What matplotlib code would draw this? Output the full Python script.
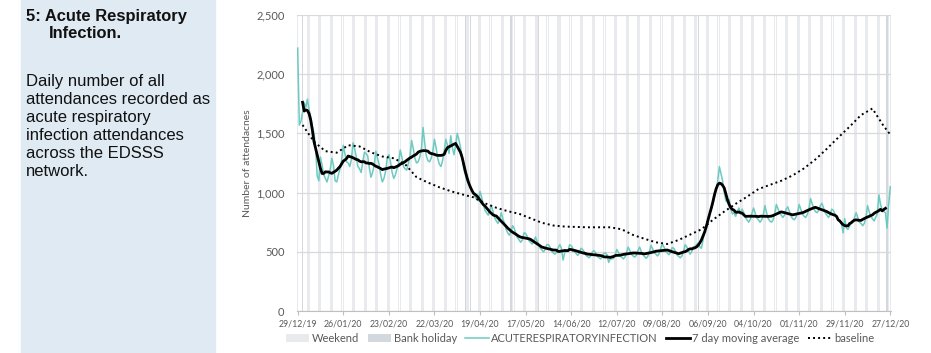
import pandas as pd
import matplotlib
matplotlib.use("Agg")
import matplotlib.pyplot as plt
from matplotlib.patches import Rectangle
from matplotlib.ticker import FuncFormatter

# daily ARI attendances from 29/12/19 (a Sunday), one row per week Sun..Sat
attendances = [
    2220, 1570, 1600, 1680, 1760, 1720, 1790,
    1700, 1640, 1560, 1500, 1380, 1140, 1100,
    1300, 1230, 1150, 1120, 1090, 1140, 1200,
    1290, 1230, 1100, 1090, 1150, 1200, 1270,
    1400, 1330, 1260, 1250, 1220, 1280, 1420,
    1370, 1300, 1220, 1200, 1170, 1260, 1340,
    1330, 1310, 1210, 1130, 1170, 1230, 1350,
    1290, 1240, 1150, 1090, 1120, 1180, 1290,
    1320, 1260, 1170, 1120, 1150, 1200, 1250,
    1360, 1300, 1220, 1200, 1190, 1250, 1310,
    1440, 1370, 1290, 1250, 1260, 1300, 1370,
    1550, 1420, 1310, 1270, 1260, 1290, 1350,
    1450, 1380, 1290, 1240, 1220, 1270, 1350,
    1450, 1400, 1330, 1480, 1380, 1320, 1400,
    1500, 1450, 1380, 1300, 1200, 1150, 1100,
    1080, 1040, 1020, 990, 960, 940, 930,
    1010, 960, 900, 850, 830, 810, 850,
    890, 840, 790, 760, 740, 770, 830,
    780, 740, 690, 660, 640, 670, 720,
    700, 650, 620, 600, 580, 600, 660,
    655, 630, 595, 580, 565, 585, 625,
    590, 565, 530, 515, 500, 520, 560,
    560, 540, 505, 490, 480, 495, 535,
    560, 530, 430, 490, 510, 500, 560,
    550, 530, 500, 485, 470, 490, 530,
    520, 500, 470, 460, 450, 465, 500,
    510, 490, 462, 450, 440, 455, 485,
    490, 475, 410, 440, 440, 445, 470,
    520, 495, 465, 455, 440, 455, 495,
    540, 510, 480, 465, 455, 470, 510,
    540, 505, 475, 460, 445, 460, 495,
    555, 525, 495, 480, 465, 485, 530,
    565, 540, 505, 490, 475, 495, 535,
    530, 505, 475, 460, 450, 465, 503,
    560, 540, 510, 480, 500, 540, 545,
    560, 575, 540, 530, 600, 680, 720,
    790, 820, 860, 900, 960, 1020, 1100,
    1220, 1160, 1100, 1000, 930, 920, 940,
    860, 820, 830, 800, 840, 870, 820,
    860, 830, 790, 770, 750, 775, 825,
    870, 825, 785, 770, 750, 770, 810,
    890, 830, 780, 760, 750, 770, 820,
    900, 865, 825, 810, 790, 810, 860,
    880, 840, 800, 780, 770, 790, 825,
    900, 860, 820, 800, 790, 815, 860,
    950, 905, 865, 840, 830, 850, 890,
    910, 870, 830, 810, 790, 810, 860,
    850, 820, 790, 770, 760, 740, 660,
    780, 700, 690, 720, 740, 750, 790,
    830, 790, 750, 740, 720, 740, 785,
    890, 840, 800, 780, 760, 790, 820,
    980, 900, 850, 840, 830, 700, 900,
    1050,
]

baseline_days = [3, 10, 17, 24, 31, 38, 45, 52, 59, 66, 73, 80, 87, 94, 101,
                 108, 115, 122, 129, 136, 143, 150, 157, 164, 171, 178, 185,
                 192, 199, 206, 213, 220, 227, 234, 241, 248, 255, 262, 269,
                 276, 283, 290, 297, 304, 311, 318, 325, 332, 339, 346, 353,
                 360, 364]
baseline = [1571, 1430, 1350, 1337, 1400, 1390, 1340, 1305, 1290, 1240, 1130,
            1085, 1045, 1012, 985, 960, 910, 872, 843, 821, 783, 745, 722,
            713, 710, 707, 707, 707, 690, 642, 610, 580, 566, 600, 645, 690,
            770, 840, 905, 965, 1030, 1065, 1100, 1145, 1205, 1280, 1370,
            1465, 1557, 1655, 1710, 1560, 1490]

bank_holidays = ["2020-01-01", "2020-04-10", "2020-04-13", "2020-05-08",
                 "2020-05-25", "2020-08-31", "2020-12-25"]

title_lines = ["5: Acute Respiratory", "Infection."]
body_lines = ["Daily number of all", "attendances recorded as",
              "acute respiratory", "infection attendances",
              "across the EDSSS", "network."]

dates = pd.date_range("2019-12-29", periods=len(attendances), freq="D")
df = pd.DataFrame({"ari": attendances}, index=dates)
df["ma7"] = df["ari"].rolling(7, center=True).mean()
base_dates = dates[baseline_days]
weekends = dates[dates.dayofweek >= 5]
holidays = pd.to_datetime(bank_holidays)
tick_dates = pd.date_range("2019-12-29", "2020-12-27", freq="28D")

W, H = 931, 353
fig = plt.figure(figsize=(W / 100, H / 100), dpi=100)

# left text panel
fig.patches.append(Rectangle((21 / W, 0), 194 / W, 1, transform=fig.transFigure,
                             color="#dfeaf3", zorder=0))
tfont = dict(family="Liberation Sans", color="#111111")
fig.text(26 / W, 1 - 21 / H, title_lines[0], fontsize=11.9, weight="bold", **tfont)
fig.text(49 / W, 1 - 38 / H, title_lines[1], fontsize=11.9, weight="bold", **tfont)
for i, line in enumerate(body_lines):
    fig.text(26 / W, 1 - (86 + 18 * i) / H, line, fontsize=12, **tfont)

grey = "#595959"
plt.rcParams["font.family"] = ["Lato", "DejaVu Sans"]

ax = fig.add_axes([297 / W, 42 / H, 594 / W, 296 / H])
b1 = ax.bar(weekends, 2500, width=0.85, color="#e9eaed", label="Weekend", zorder=1)
b2 = ax.bar(holidays, 2500, width=0.85, color="#d3d8df", label="Bank holiday", zorder=1)
l1, = ax.plot(df.index, df["ari"], color="#6ccac1", lw=1.1,
              label="ACUTERESPIRATORYINFECTION", zorder=3)
l2, = ax.plot(df.index, df["ma7"], color="black", lw=2.0,
              label="7 day moving average", zorder=4)
l3, = ax.plot(base_dates, baseline, color="black", lw=1.4, ls=(0, (1, 1.6)),
              label="baseline", zorder=4)

ax.set_ylim(0, 2500)
ax.set_yticks(range(0, 2501, 500))
ax.yaxis.set_major_formatter(FuncFormatter(lambda v, p: f"{int(v):,}"))
ax.set_xlim(dates[0] - pd.Timedelta(hours=10), dates[-1] + pd.Timedelta(hours=10))
ax.set_xticks(tick_dates)
ax.set_xticklabels([d.strftime("%d/%m/%y") for d in tick_dates])

for s in ["top", "right", "left"]:
    ax.spines[s].set_visible(False)
ax.spines["bottom"].set_color("#bfbfbf")
ax.set_axisbelow("line")
ax.grid(axis="y", color="#d9d9d9", lw=0.9)
ax.tick_params(axis="y", length=0, pad=9, labelsize=8, labelcolor=grey)
ax.tick_params(axis="x", length=3, color="#bfbfbf", pad=3, labelsize=6.3,
               labelcolor=grey)
ax.set_ylabel("Number of attendacnes", fontsize=7.5, color=grey, labelpad=3)

fig.legend([b1, b2, l1, l2, l3],
           ["Weekend", "Bank holiday", "ACUTERESPIRATORYINFECTION",
            "7 day moving average", "baseline"],
           loc="center", bbox_to_anchor=(580 / W, 1 - 338 / H), ncol=5,
           frameon=False, fontsize=8, handlelength=2.1, handletextpad=0.25,
           columnspacing=0.75, labelcolor=grey)

fig.savefig("out.png", dpi=100)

STATED PROBLEM: Repeat the data exactly, dropping every picture it holds.

OUTPUT BELOW:
What matplotlib code would draw this? Output the full Python script.
import pandas as pd
import matplotlib
matplotlib.use("Agg")
import matplotlib.pyplot as plt
from matplotlib.patches import Rectangle
from matplotlib.ticker import FuncFormatter

# daily ARI attendances from 29/12/19 (a Sunday), one row per week Sun..Sat
attendances = [
    2220, 1570, 1600, 1680, 1760, 1720, 1790,
    1700, 1640, 1560, 1500, 1380, 1140, 1100,
    1300, 1230, 1150, 1120, 1090, 1140, 1200,
    1290, 1230, 1100, 1090, 1150, 1200, 1270,
    1400, 1330, 1260, 1250, 1220, 1280, 1420,
    1370, 1300, 1220, 1200, 1170, 1260, 1340,
    1330, 1310, 1210, 1130, 1170, 1230, 1350,
    1290, 1240, 1150, 1090, 1120, 1180, 1290,
    1320, 1260, 1170, 1120, 1150, 1200, 1250,
    1360, 1300, 1220, 1200, 1190, 1250, 1310,
    1440, 1370, 1290, 1250, 1260, 1300, 1370,
    1550, 1420, 1310, 1270, 1260, 1290, 1350,
    1450, 1380, 1290, 1240, 1220, 1270, 1350,
    1450, 1400, 1330, 1480, 1380, 1320, 1400,
    1500, 1450, 1380, 1300, 1200, 1150, 1100,
    1080, 1040, 1020, 990, 960, 940, 930,
    1010, 960, 900, 850, 830, 810, 850,
    890, 840, 790, 760, 740, 770, 830,
    780, 740, 690, 660, 640, 670, 720,
    700, 650, 620, 600, 580, 600, 660,
    655, 630, 595, 580, 565, 585, 625,
    590, 565, 530, 515, 500, 520, 560,
    560, 540, 505, 490, 480, 495, 535,
    560, 530, 430, 490, 510, 500, 560,
    550, 530, 500, 485, 470, 490, 530,
    520, 500, 470, 460, 450, 465, 500,
    510, 490, 462, 450, 440, 455, 485,
    490, 475, 410, 440, 440, 445, 470,
    520, 495, 465, 455, 440, 455, 495,
    540, 510, 480, 465, 455, 470, 510,
    540, 505, 475, 460, 445, 460, 495,
    555, 525, 495, 480, 465, 485, 530,
    565, 540, 505, 490, 475, 495, 535,
    530, 505, 475, 460, 450, 465, 503,
    560, 540, 510, 480, 500, 540, 545,
    560, 575, 540, 530, 600, 680, 720,
    790, 820, 860, 900, 960, 1020, 1100,
    1220, 1160, 1100, 1000, 930, 920, 940,
    860, 820, 830, 800, 840, 870, 820,
    860, 830, 790, 770, 750, 775, 825,
    870, 825, 785, 770, 750, 770, 810,
    890, 830, 780, 760, 750, 770, 820,
    900, 865, 825, 810, 790, 810, 860,
    880, 840, 800, 780, 770, 790, 825,
    900, 860, 820, 800, 790, 815, 860,
    950, 905, 865, 840, 830, 850, 890,
    910, 870, 830, 810, 790, 810, 860,
    850, 820, 790, 770, 760, 740, 660,
    780, 700, 690, 720, 740, 750, 790,
    830, 790, 750, 740, 720, 740, 785,
    890, 840, 800, 780, 760, 790, 820,
    980, 900, 850, 840, 830, 700, 900,
    1050,
]

baseline_days = [3, 10, 17, 24, 31, 38, 45, 52, 59, 66, 73, 80, 87, 94, 101,
                 108, 115, 122, 129, 136, 143, 150, 157, 164, 171, 178, 185,
                 192, 199, 206, 213, 220, 227, 234, 241, 248, 255, 262, 269,
                 276, 283, 290, 297, 304, 311, 318, 325, 332, 339, 346, 353,
                 360, 364]
baseline = [1571, 1430, 1350, 1337, 1400, 1390, 1340, 1305, 1290, 1240, 1130,
            1085, 1045, 1012, 985, 960, 910, 872, 843, 821, 783, 745, 722,
            713, 710, 707, 707, 707, 690, 642, 610, 580, 566, 600, 645, 690,
            770, 840, 905, 965, 1030, 1065, 1100, 1145, 1205, 1280, 1370,
            1465, 1557, 1655, 1710, 1560, 1490]

bank_holidays = ["2020-01-01", "2020-04-10", "2020-04-13", "2020-05-08",
                 "2020-05-25", "2020-08-31", "2020-12-25"]

title_lines = ["5: Acute Respiratory", "Infection."]
body_lines = ["Daily number of all", "attendances recorded as",
              "acute respiratory", "infection attendances",
              "across the EDSSS", "network."]

dates = pd.date_range("2019-12-29", periods=len(attendances), freq="D")
df = pd.DataFrame({"ari": attendances}, index=dates)
df["ma7"] = df["ari"].rolling(7, center=True).mean()
base_dates = dates[baseline_days]
weekends = dates[dates.dayofweek >= 5]
holidays = pd.to_datetime(bank_holidays)
tick_dates = pd.date_range("2019-12-29", "2020-12-27", freq="28D")

W, H = 931, 353
fig = plt.figure(figsize=(W / 100, H / 100), dpi=100)

# left text panel
fig.patches.append(Rectangle((21 / W, 0), 194 / W, 1, transform=fig.transFigure,
                             color="#dfeaf3", zorder=0))
tfont = dict(family="Liberation Sans", color="#111111")
fig.text(26 / W, 1 - 21 / H, title_lines[0], fontsize=11.9, weight="bold", **tfont)
fig.text(49 / W, 1 - 38 / H, title_lines[1], fontsize=11.9, weight="bold", **tfont)
for i, line in enumerate(body_lines):
    fig.text(26 / W, 1 - (86 + 18 * i) / H, line, fontsize=12, **tfont)

grey = "#595959"
plt.rcParams["font.family"] = ["Lato", "DejaVu Sans"]

ax = fig.add_axes([297 / W, 42 / H, 594 / W, 296 / H])
b1 = ax.bar(weekends, 2500, width=0.85, color="#e9eaed", label="Weekend", zorder=1)
b2 = ax.bar(holidays, 2500, width=0.85, color="#d3d8df", label="Bank holiday", zorder=1)
l1, = ax.plot(df.index, df["ari"], color="#6ccac1", lw=1.1,
              label="ACUTERESPIRATORYINFECTION", zorder=3)
l2, = ax.plot(df.index, df["ma7"], color="black", lw=2.0,
              label="7 day moving average", zorder=4)
l3, = ax.plot(base_dates, baseline, color="black", lw=1.4, ls=(0, (1, 1.6)),
              label="baseline", zorder=4)

ax.set_ylim(0, 2500)
ax.set_yticks(range(0, 2501, 500))
ax.yaxis.set_major_formatter(FuncFormatter(lambda v, p: f"{int(v):,}"))
ax.set_xlim(dates[0] - pd.Timedelta(hours=10), dates[-1] + pd.Timedelta(hours=10))
ax.set_xticks(tick_dates)
ax.set_xticklabels([d.strftime("%d/%m/%y") for d in tick_dates])

for s in ["top", "right", "left"]:
    ax.spines[s].set_visible(False)
ax.spines["bottom"].set_color("#bfbfbf")
ax.set_axisbelow("line")
ax.grid(axis="y", color="#d9d9d9", lw=0.9)
ax.tick_params(axis="y", length=0, pad=9, labelsize=8, labelcolor=grey)
ax.tick_params(axis="x", length=3, color="#bfbfbf", pad=3, labelsize=6.3,
               labelcolor=grey)
ax.set_ylabel("Number of attendacnes", fontsize=7.5, color=grey, labelpad=3)

fig.legend([b1, b2, l1, l2, l3],
           ["Weekend", "Bank holiday", "ACUTERESPIRATORYINFECTION",
            "7 day moving average", "baseline"],
           loc="center", bbox_to_anchor=(580 / W, 1 - 338 / H), ncol=5,
           frameon=False, fontsize=8, handlelength=2.1, handletextpad=0.25,
           columnspacing=0.75, labelcolor=grey)

fig.savefig("out.png", dpi=100)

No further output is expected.